Depois de uma manhã em eventos populares, Marcelo Rebelo de Sousa e António Costa almoçaram na embaixada de Portugal com emigrantes e lusodescendentes que se distinguiram nas áreas da cultura e da ciência. Por exemplo, esteve presente Ruben Alves, o realizador do filme A Gaiola Dourada, assim como o produtor e realizador Cristophe Fonseca, que fez recentemente o documentário “Amadeu de Souza Cardoso: o último segredo da arte moderna”. Ou o arquiteto Didier Fiúza Faustino entre outros jovens que se têm destacado.
À tarde, o Presidente deslocou-se ao cemitério de Richebourg e ao Monumento ao Soldado Português em La Couture (a cerca de 300 quilómetros de Paris) para homenagear os soldados mortos na I Grande Guerra. Aliás, o contributo dos portugueses no conflito tinha sido referido pelo Presidente francês François Hollande no dia anterior.

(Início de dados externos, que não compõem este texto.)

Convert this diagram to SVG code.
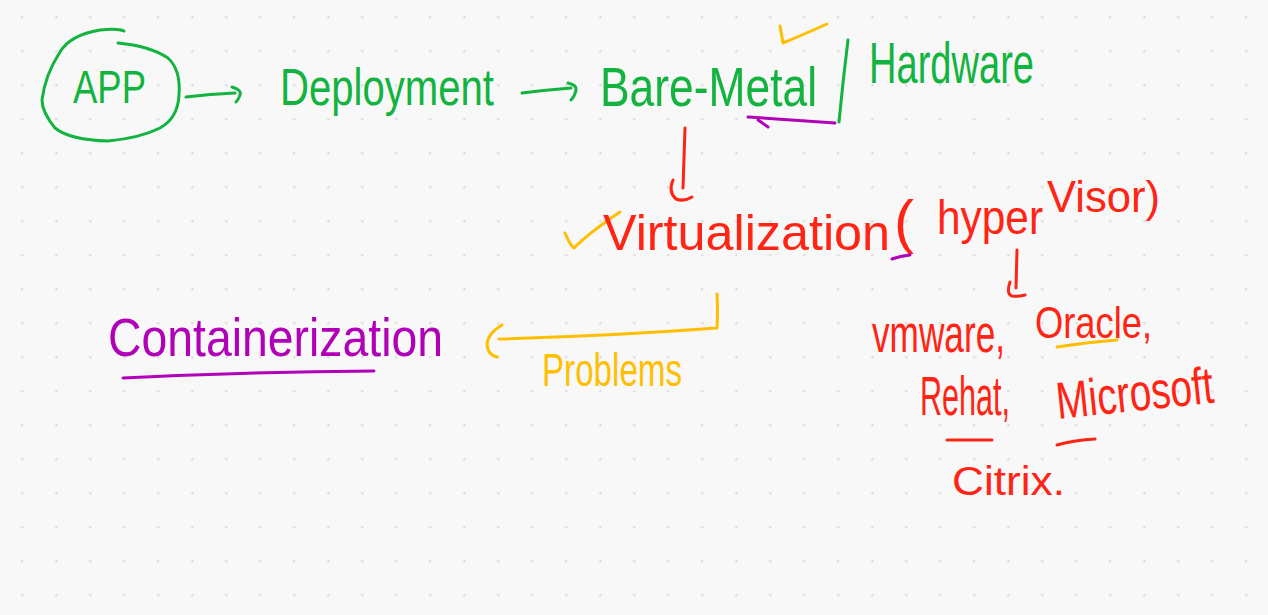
<svg xmlns="http://www.w3.org/2000/svg" width="1268" height="615" viewBox="0 0 1268 615">
  <defs>
    <pattern id="dots" patternUnits="userSpaceOnUse" x="5.3" y="0.3" width="34" height="34">
      <circle cx="17" cy="17" r="1.3" fill="#d9d9d9"/>
    </pattern>
    <style>
      .t { font-family: "Liberation Sans", Arial, sans-serif; font-weight: normal; }
      .g { fill: #12b33f; }
      .r { fill: #ff2414; }
      .o { fill: #ffbf00; }
      .p { fill: #b000b8; }
      .s { fill: none; stroke-width: 3; stroke-linecap: round; stroke-linejoin: round; }
      .sg { stroke: #12b33f; }
      .sr { stroke: #ff2414; }
      .so { stroke: #ffbf00; }
      .sp { stroke: #b000b8; }
    </style>
  </defs>
  <rect width="1268" height="615" fill="#f8f8f8"/>
  <rect width="1268" height="615" fill="url(#dots)"/>

  <g id="app">
    <path class="s sg" d="M124 31 Q118 28 100 30 Q70 35 60 52 Q45 75 42 100 Q42 112 55 128 Q70 140 108 141 Q140 138 160 128 Q178 118 179 95 Q181 70 168 58 Q150 46 118 43"/>
    <text class="t g" x="73" y="103" font-size="46" textLength="73" lengthAdjust="spacingAndGlyphs">APP</text>
  </g>

  <g id="deployment">
    <text class="t g" x="280" y="105" font-size="52" textLength="214" lengthAdjust="spacingAndGlyphs">Deployment</text>
  </g>

  <g id="bare-metal">
    <text class="t g" x="600" y="106" font-size="56" textLength="217" lengthAdjust="spacingAndGlyphs">Bare-Metal</text>
    <path class="s so" d="M780 26 L783 43 Q800 36 827 24"/>
    <path class="s sg" d="M848 40 Q843 80 839 122"/>
  </g>

  <g id="hardware">
    <text class="t g" x="869" y="83" font-size="58" textLength="165" lengthAdjust="spacingAndGlyphs">Hardware</text>
  </g>

  <g id="virtualization">
    <path class="s so" d="M565 233 Q570 245 574 248 Q590 232 620 212"/>
    <text class="t r" x="603" y="250" font-size="50" textLength="287" lengthAdjust="spacingAndGlyphs">Virtualization</text>
  </g>

  <g id="hypervisor">
    <text class="t r" x="894" y="242" font-size="60" textLength="20" lengthAdjust="spacingAndGlyphs">(</text>
    <path class="s sp" d="M892 259 Q900 256 910 255"/>
    <text class="t r" x="937" y="234" font-size="48" textLength="106" lengthAdjust="spacingAndGlyphs">hyper</text>
    <text class="t r" x="1047" y="212" font-size="44" textLength="113" lengthAdjust="spacingAndGlyphs">Visor)</text>
  </g>

  <g id="vendors">
    <text class="t r" font-size="54" transform="translate(872 352) scale(0.652 1)">vmware,</text>
    <text class="t r" x="1035" y="338" font-size="44" textLength="117" lengthAdjust="spacingAndGlyphs">Oracle,</text>
    <path class="s so" d="M1057 347 Q1090 342 1117 340"/>
    <text class="t r" x="920" y="415" font-size="56" textLength="90" lengthAdjust="spacingAndGlyphs">Rehat,</text>
    <text class="t r" x="1058" y="419" font-size="52" textLength="158" lengthAdjust="spacingAndGlyphs" transform="rotate(-6 1058 419)">Microsoft</text>
    <path class="s sr" d="M947 440 L992 440"/>
    <path class="s sr" d="M1057 445 Q1075 440 1095 439"/>
    <text class="t r" x="952" y="495" font-size="40" textLength="113" lengthAdjust="spacingAndGlyphs">Citrix.</text>
  </g>

  <g id="problems">
    <text class="t o" x="542" y="386" font-size="46" textLength="140" lengthAdjust="spacingAndGlyphs">Problems</text>
  </g>

  <g id="containerization">
    <text class="t p" x="108" y="356" font-size="54" textLength="335" lengthAdjust="spacingAndGlyphs">Containerization</text>
    <path class="s sp" d="M123 378 Q250 372 374 371"/>
  </g>

  <g id="connectors">
    <path class="s sg" d="M186 97 Q210 94 235 93"/>
    <path class="s sg" d="M232 87 Q242 90 240 95 Q239 99 236 102"/>
    <path class="s sg" d="M522 93 Q546 90 571 88"/>
    <path class="s sg" d="M568 83 Q577 85 576 90 Q575 96 571 100"/>
    <path class="s sp" d="M835 123 Q790 120 748 117"/>
    <path class="s sp" d="M758 120 Q764 124 768 127"/>
    <path class="s sr" d="M685 128 Q684 160 683 188"/>
    <path class="s sr" d="M673 180 Q668 192 676 199 Q684 202 692 197"/>
    <path class="s sr" d="M1017 250 L1016 288"/>
    <path class="s sr" d="M1010 282 Q1006 294 1012 296 Q1018 297 1025 295"/>
    <path class="s so" d="M717 294 Q718 312 717 328 Q610 336 499 339"/>
    <path class="s so" d="M502 325 Q487 334 487 345 Q488 355 497 357"/>
  </g>
</svg>
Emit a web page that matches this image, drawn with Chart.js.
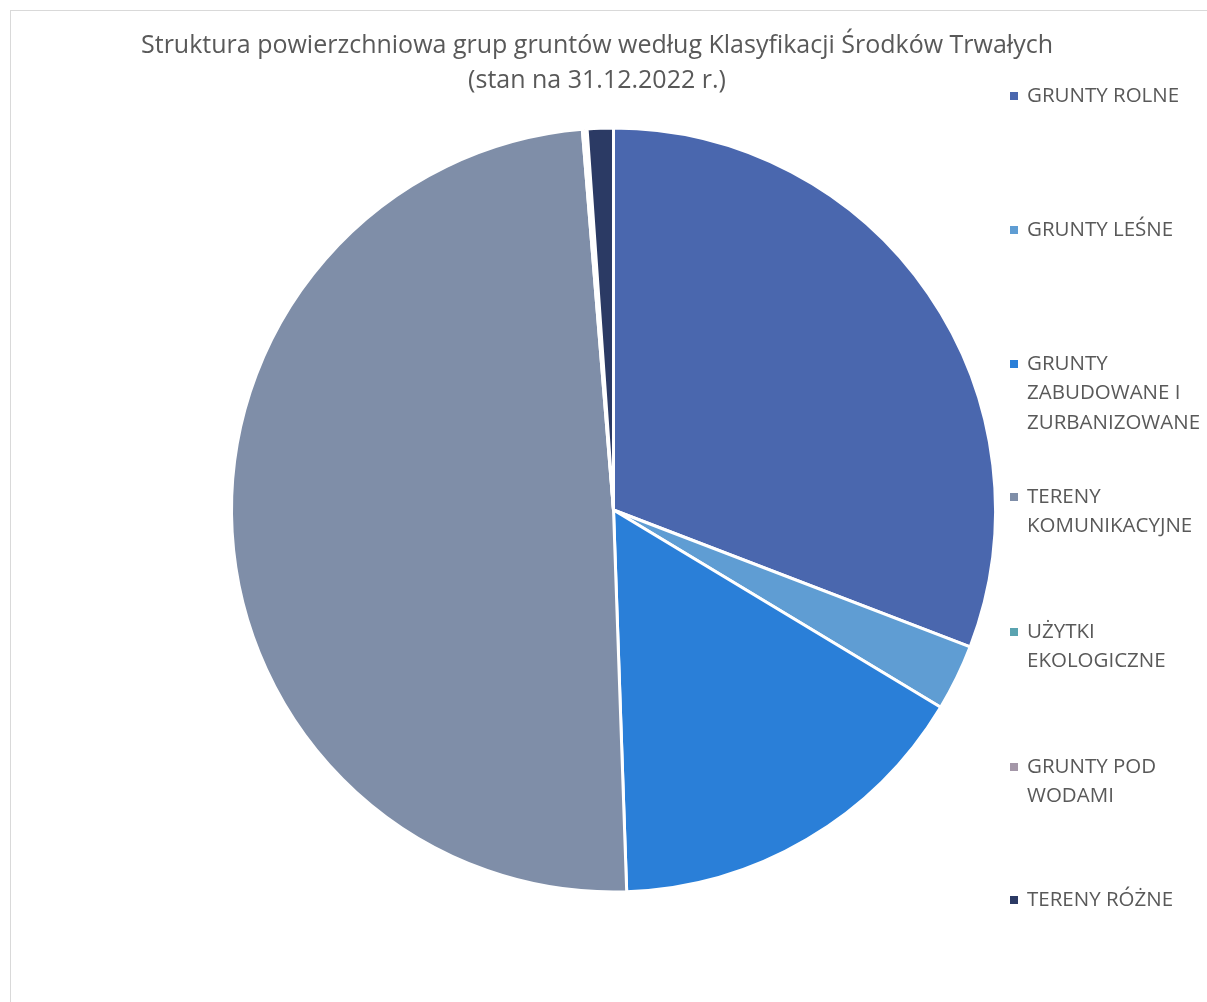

Com o campeonato europeu de futebol a decorrer, Marcelo Rebelo de Sousa e António Costa também se deslocam ao centro de treinos onde a seleção portuguesa está alojada para um “jantar ligeiro”. No domingo, Presidente e primeiro-ministro visitam a delegação da Gulbenkian em Paris, participam na festa da Rádio Alfa, e vão à exposição de Amadeo de Souza Cardoso patente ao público no Grand-Palais, na capital francesa.